Begin with the first line and repeat exactly through the line containing "import pandas as pd"; leave every image out.

begin Given information

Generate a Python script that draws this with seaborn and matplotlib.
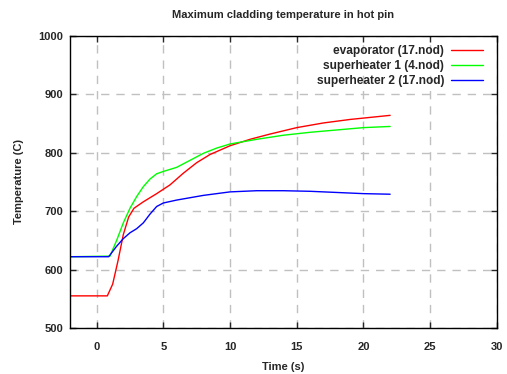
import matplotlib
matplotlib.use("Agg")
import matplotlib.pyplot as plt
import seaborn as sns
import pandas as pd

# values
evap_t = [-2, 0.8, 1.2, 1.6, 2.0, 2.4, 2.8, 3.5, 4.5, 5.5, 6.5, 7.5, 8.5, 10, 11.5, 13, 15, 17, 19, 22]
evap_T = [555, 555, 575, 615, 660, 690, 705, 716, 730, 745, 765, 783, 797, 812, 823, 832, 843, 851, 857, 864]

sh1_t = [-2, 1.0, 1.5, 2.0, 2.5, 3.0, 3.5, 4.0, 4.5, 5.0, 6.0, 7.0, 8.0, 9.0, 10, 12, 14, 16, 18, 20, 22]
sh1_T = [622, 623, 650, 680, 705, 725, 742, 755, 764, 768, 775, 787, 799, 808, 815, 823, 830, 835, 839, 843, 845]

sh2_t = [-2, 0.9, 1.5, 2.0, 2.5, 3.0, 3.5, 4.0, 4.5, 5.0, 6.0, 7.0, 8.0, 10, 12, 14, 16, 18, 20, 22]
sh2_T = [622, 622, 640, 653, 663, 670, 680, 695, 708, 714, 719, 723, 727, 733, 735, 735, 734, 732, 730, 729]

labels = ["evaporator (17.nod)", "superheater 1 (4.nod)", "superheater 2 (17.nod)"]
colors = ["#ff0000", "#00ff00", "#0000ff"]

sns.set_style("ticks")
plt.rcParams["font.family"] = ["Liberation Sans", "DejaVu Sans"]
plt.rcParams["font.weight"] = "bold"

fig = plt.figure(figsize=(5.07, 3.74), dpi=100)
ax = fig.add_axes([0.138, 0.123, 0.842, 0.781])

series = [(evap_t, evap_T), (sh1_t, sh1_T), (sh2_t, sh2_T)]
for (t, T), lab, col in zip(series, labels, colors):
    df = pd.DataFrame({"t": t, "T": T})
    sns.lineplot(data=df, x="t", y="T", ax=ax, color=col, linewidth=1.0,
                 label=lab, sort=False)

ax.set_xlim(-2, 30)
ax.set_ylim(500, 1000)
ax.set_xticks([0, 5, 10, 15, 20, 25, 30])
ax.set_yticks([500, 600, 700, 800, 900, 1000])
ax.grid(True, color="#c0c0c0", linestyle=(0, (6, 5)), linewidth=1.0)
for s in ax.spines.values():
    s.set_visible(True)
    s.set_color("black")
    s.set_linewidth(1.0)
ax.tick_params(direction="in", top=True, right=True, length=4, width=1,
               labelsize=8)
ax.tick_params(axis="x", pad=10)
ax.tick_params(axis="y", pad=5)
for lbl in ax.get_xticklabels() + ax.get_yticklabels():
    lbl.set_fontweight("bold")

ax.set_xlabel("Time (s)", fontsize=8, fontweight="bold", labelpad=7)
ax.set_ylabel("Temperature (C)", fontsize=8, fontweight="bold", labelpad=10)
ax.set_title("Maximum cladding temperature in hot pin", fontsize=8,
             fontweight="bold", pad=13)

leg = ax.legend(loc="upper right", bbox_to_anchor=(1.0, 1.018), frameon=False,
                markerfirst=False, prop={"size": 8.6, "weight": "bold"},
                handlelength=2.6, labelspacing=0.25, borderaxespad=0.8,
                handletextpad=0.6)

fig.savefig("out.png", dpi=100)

end Given information

• Response
Generate a Python script that draws this with seaborn and matplotlib.
import matplotlib
matplotlib.use("Agg")
import matplotlib.pyplot as plt
import seaborn as sns
import pandas as pd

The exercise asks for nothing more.